Well, I’ve been indulging in some geeky stuff lately, so I thought I’d share just a bit of it with you.
Droid grocery list update. Had a breakthrough since the last time I mentioned this – I think I talked about the approach of trying to take the App Studio iMenu control, taking away its absolute position, and putting it inside a classic HTML table layout. This turned out to be easier than I thought – the iMenu control doesn’t have absolute position hard-wired into it, it’s just a couple of css directives. I love my new droid grocery list and have been using it instead of the iPhone version ever since:
I’m looking forward to doing something else with this hybrid approach to developing for Droid, but not just yet. Part of the problem is that the Eclypse’s keyboard isn’t as spiffy as it looks. It’s great for text entry, but there’s no navigation buttons, so you still have to tap on the screen to work with the GUI. Very quiet sigh.

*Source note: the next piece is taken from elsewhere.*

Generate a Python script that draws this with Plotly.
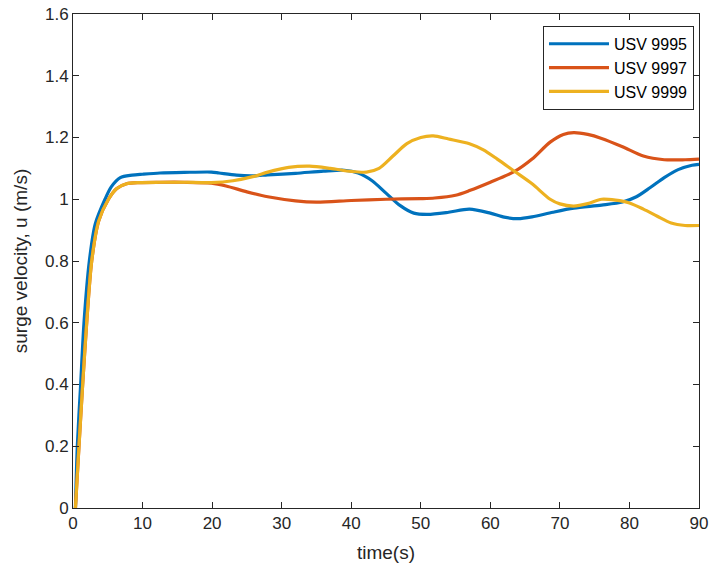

My new geek project has to do with my old Toshiba Satellite M70 notebook computer that I got back in 2006; soon after I started doing Nanowriye writing. It’s been bogging down more and more, and I’ve been using the Acer Aspire One notebook more and more as an everyday around-the-house laptop, but I didn’t want to consign the Satellite to tech oblivion, especially since it has a few good features – great big comfy keyboard, wide bright screen, S-video out port. On the con side, the hard drive is none too roomy, (58 gigs,) the onboard RAM is limited to 512 megs, and 1.6 gigahertz Intel CPU.
So, I’d been thinking about what I wanted to do with it. I copied all the important personal data off the hard drive, figuring that I’d want to pave over the hard drive and reinstall something fresh, be careful about installing anything that could slow it down. I wasn’t quite sure if I wanted to stick with windows XP or try Xubuntu.
And then inspiration hit – I’d try both! Dual-boot that puppy.
Getting started was the hardest part. I found the Toshiba restore DVD, and spent hours fooling around with USB sticks and BIOS settings because I thought the optical drive wasn’t up to booting off. And the BIOS was somehow stuck in some weird display mode that showed up neither on the attached LCD or the S-video out. (I’m wondering if my S-video cable might need to get replaced, actually.) Once I got the display stuff sorted out, it became clear that the BIOS wouldn’t support booting off USB – even after I tried a BIOS update, which made it almost impossible to hit the setup key in time. But booting off the optical drive didn’t turn out to be a problem.
I’ve got the basic Ubuntu install done, though I’ll need to go and upload patches and software updates to both OSes soon. The hard drive is partitioned more or less like this:
20 gigs – windows C drive, NTFS, (co-mounted on Ubuntu as /windows/c)
10 gigs – Ubuntu file system root, EXT4
2 gigs – Ubuntu swap partition
26 gigs – FAT32 partition, E drive on windows, /share on Ubuntu. All documents and media files, particularly those that can be used on both operating systems.